30 years down the memory line, there has been a time when the in-laws family expected their daughter-in-law to produce a child at the earliest and that too a son – else they would label her as “Banjh” (infertile) and a threat of re-marriage of boy used to be created. Though most families have travelled out of this era; yet a small percentage are still found sticking to the same old mindset.
Daughter equality acceptance alongside surge of MNC working couples:
In last 10 years we have witnessed that through different measures, initiatives, deterrence of law now we are living in a society where there is mostly an acceptance of daughters. Daughters have been excelling in all fields. From 21-34 years, women make up 34% of the workforce. From 35-49 years, their share halves as family takes precedence. Increasingly, crèches in offices are helping women put career on par with family.
Grandparents playing Nanny in MNC hubs:
Simultaneously with the surge of MNC culture and increase in number of MNC couples, society started confronting another problem in these MNC couples - the problem was that both husband and wife used to work on MNCs- though they were getting big packages, they hardly got and leisure time – a time with each other; coming straight to point – they hardly got any time to produce a child and if ever they would get time to produce a child they hardly had any time to look after the children.
When it comes to daycare facilities in India, demand far outstrips supply.

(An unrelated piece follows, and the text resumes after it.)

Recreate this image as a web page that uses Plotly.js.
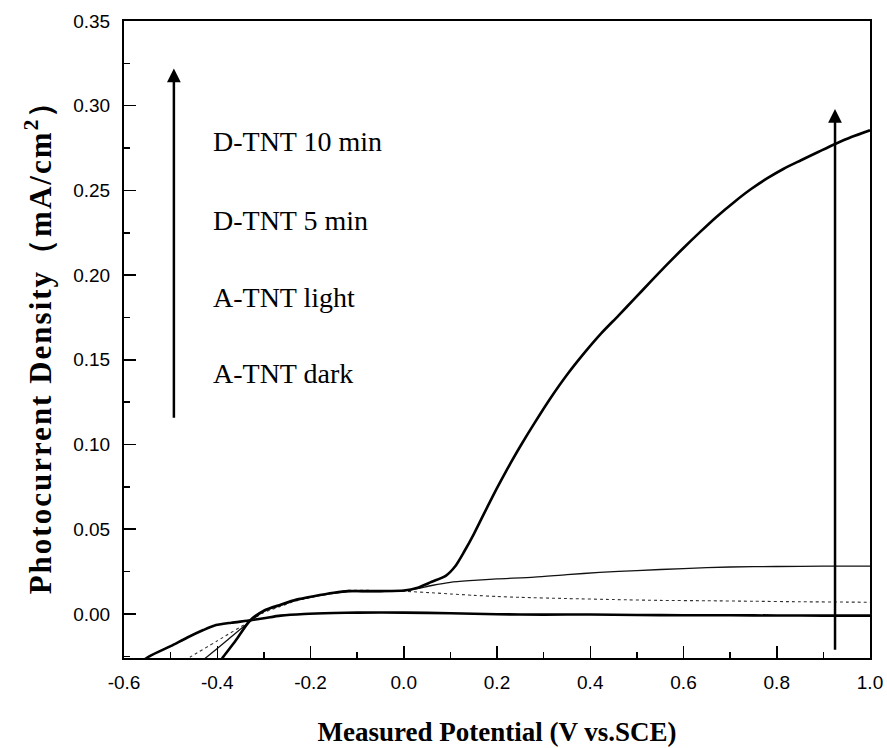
<!DOCTYPE html>
<html>
<head>
<meta charset="utf-8">
<script src="https://cdn.plot.ly/plotly-3.0.1.min.js"></script>
<style>html,body{margin:0;padding:0;background:#fff;}#chart{width:887px;height:748px;} .ytitle{letter-spacing:2px;}</style>
</head>
<body>
<div id="chart"></div>
<script>
// ---- Data ----
const xDark = [-0.57,-0.55,-0.50,-0.464,-0.43,-0.407,-0.37,-0.336,-0.30,-0.264,-0.214,-0.15,-0.10,0.0,0.10,0.20,0.30,0.40,0.50,0.60,0.70,0.80,0.90,1.0];
const yDark = [-0.030,-0.0257,-0.019,-0.0139,-0.0095,-0.0069,-0.0052,-0.004,-0.0025,-0.001,0.0,0.0006,0.0008,0.0008,0.0004,-0.0002,-0.0004,-0.0003,-0.0006,-0.0008,-0.0008,-0.0009,-0.001,-0.001];

const xLight = [-0.47,-0.457,-0.40,-0.33,-0.30,-0.264,-0.23,-0.193,-0.15,-0.12,-0.09,-0.05,0.0,0.06,0.10,0.15,0.20,0.25,0.35,0.45,0.55,0.65,0.75,0.85,0.95,1.0];
const yLight = [-0.0275,-0.0253,-0.0159,-0.0043,0.0008,0.0045,0.0078,0.0102,0.0126,0.0139,0.0140,0.0137,0.0134,0.0125,0.0118,0.0110,0.0103,0.0098,0.0091,0.0085,0.0080,0.0078,0.0075,0.0072,0.0070,0.0069];

const x5min = [-0.44,-0.425,-0.38,-0.33,-0.30,-0.264,-0.23,-0.193,-0.15,-0.12,-0.09,-0.05,0.0,0.03,0.06,0.10,0.15,0.20,0.28,0.35,0.42,0.50,0.60,0.70,0.80,0.90,1.0];
const y5min = [-0.0294,-0.026,-0.0158,-0.0045,0.0015,0.0050,0.0080,0.0103,0.0122,0.0132,0.0132,0.0132,0.0136,0.0150,0.0168,0.0187,0.0198,0.0207,0.0217,0.0232,0.0245,0.0256,0.0268,0.0277,0.0280,0.0282,0.0282];

const x10min = [-0.40,-0.389,-0.36,-0.33,-0.30,-0.264,-0.23,-0.193,-0.15,-0.12,-0.09,-0.05,0.0,0.03,0.06,0.09,0.11,0.13,0.15,0.17,0.19,0.21,0.23,0.25,0.28,0.315,0.351,0.39,0.423,0.46,0.494,0.53,0.566,0.60,0.637,0.67,0.709,0.745,0.78,0.815,0.852,0.89,0.923,0.96,1.0];
const y10min = [-0.030,-0.026,-0.0155,-0.004,0.002,0.0055,0.0085,0.0105,0.0125,0.0135,0.0135,0.0135,0.0138,0.0155,0.019,0.0225,0.028,0.037,0.047,0.058,0.069,0.0795,0.0895,0.099,0.1125,0.1275,0.1415,0.155,0.1655,0.176,0.1858,0.1963,0.2066,0.216,0.2258,0.2342,0.2432,0.2508,0.2572,0.2628,0.2678,0.2728,0.2771,0.2815,0.2855];

const seriesNames = ['A-TNT dark','A-TNT light','D-TNT 5 min','D-TNT 10 min'];
const xTickVals = [-0.6,-0.4,-0.2,0.0,0.2,0.4,0.6,0.8,1.0];
const xTickText = ['-0.6','-0.4','-0.2','0.0','0.2','0.4','0.6','0.8','1.0'];
const yTickVals = [0.00,0.05,0.10,0.15,0.20,0.25,0.30,0.35];
const yTickText = ['0.00','0.05','0.10','0.15','0.20','0.25','0.30','0.35'];
const labelYs = [0.142, 0.187, 0.232, 0.279]; // dark, light, 5 min, 10 min label positions
const labelX = -0.414;

const serif = 'Liberation Serif, Times New Roman, serif';
const sans = 'Liberation Sans, Arial, sans-serif';

const traces = [
  {x: xDark, y: yDark, name: seriesNames[0], mode: 'lines', line: {color: '#000', width: 2.6, shape: 'spline', smoothing: 0.7}},
  {x: xLight, y: yLight, name: seriesNames[1], mode: 'lines', line: {color: '#333', width: 1.1, dash: 'dot', shape: 'spline', smoothing: 0.7}},
  {x: x5min, y: y5min, name: seriesNames[2], mode: 'lines', line: {color: '#111', width: 1.3, shape: 'spline', smoothing: 0.7}},
  {x: x10min, y: y10min, name: seriesNames[3], mode: 'lines', line: {color: '#000', width: 2.6, shape: 'spline', smoothing: 0.7}}
];

const annotations = seriesNames.map((n, i) => ({
  x: labelX, y: labelYs[i], xref: 'x', yref: 'y', text: n, showarrow: false,
  xanchor: 'left', yanchor: 'middle', font: {family: serif, size: 28, color: '#000'}
}));
annotations.push({
  x: -0.493, y: 0.322, ax: -0.493, ay: 0.115, xref: 'x', yref: 'y', axref: 'x', ayref: 'y',
  showarrow: true, arrowhead: 2, arrowsize: 1.1, arrowwidth: 2.5, arrowcolor: '#000', text: ''
});
annotations.push({
  x: 0.925, y: 0.298, ax: 0.925, ay: -0.022, xref: 'x', yref: 'y', axref: 'x', ayref: 'y',
  showarrow: true, arrowhead: 2, arrowsize: 1.1, arrowwidth: 2.5, arrowcolor: '#000', text: ''
});

const layout = {
  width: 887, height: 748,
  margin: {l: 123.5, r: 17, t: 21, b: 90},
  paper_bgcolor: '#fff', plot_bgcolor: '#fff',
  showlegend: false,
  xaxis: {
    range: [-0.6, 1.0], tickmode: 'array', tickvals: xTickVals, ticktext: xTickText,
    ticks: 'inside', ticklen: 12, tickwidth: 1.5, tickcolor: '#000',
    minor: {dtick: 0.1, ticks: 'inside', ticklen: 6, tickwidth: 1.5, tickcolor: '#000'},
    showline: true, linecolor: '#000', linewidth: 2, mirror: true,
    showgrid: false, zeroline: false,
    tickfont: {family: sans, size: 19, color: '#000'},
    ticklabelstandoff: 6,
    title: {text: '<b>Measured Potential (V vs.SCE)</b>', font: {family: serif, size: 27, color: '#000'}, standoff: 30}
  },
  yaxis: {
    range: [-0.026, 0.35], tickmode: 'array', tickvals: yTickVals, ticktext: yTickText,
    ticks: 'inside', ticklen: 12, tickwidth: 1.5, tickcolor: '#000',
    minor: {dtick: 0.025, tick0: 0, ticks: 'inside', ticklen: 6, tickwidth: 1.5, tickcolor: '#000'},
    showline: true, linecolor: '#000', linewidth: 2, mirror: true,
    showgrid: false, zeroline: false,
    tickfont: {family: sans, size: 19, color: '#000'},
    ticklabelstandoff: 8,
    title: {text: '<b>Photocurrent Density（mA/cm<sup>2</sup>）</b>', font: {family: serif, size: 31, color: '#000'}, standoff: 12}
  },
  annotations: annotations
};

Plotly.newPlot('chart', traces, layout, {displayModeBar: false, staticPlot: true});
</script>
</body>
</html>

The dual-income family has become the norm, and working parents worry who will take care of their kids when they're out.
Help is hard to come by, as are relatives to babysit. We all have seen the grand-parents playing nanny role at MNC hubs Bangalore /Gurgaon .
Even as more and more private daycare agencies open up in the metros, India Inc hasn't kept up. Few companies offer any kind of crèche or childcare facilities today, even though it's clear that employees would rather leave their wards with office-certified minders, or have them close at hand (especially if the kids are young).
Latest flavour of society "DINK": "double income, no kids"
"DINK" is an acronym that stands for "double income, no kids" or "dual income, no kids". It describes a couple without children living together while both partners are receiving an income; because both of their wages are coming into the same household, they are free to live more comfortably than couples who live together and spend their money on raising their children. DINKs often split household and lifestyle expenses and work toward financial goals together. It can often be easier to reach a goal on two incomes rather than just one. And when you don’t yet have children, you have more flexibility, and likely more disposable income, to be more aggressive with certain goals.
Modern day couples have their clear fundamentals – they assert while their parents had spent their whole life first for ensuring their safe career and then for making the lives of their children comfortable and secure- the whole life span went in performing duties and they will not repeat the mistakes that their parents made- they say after working for 15 years or so they will go on a world tour and explore what God has created in different parts of this mother Earth.
Just another viewpoint: and equally valid too!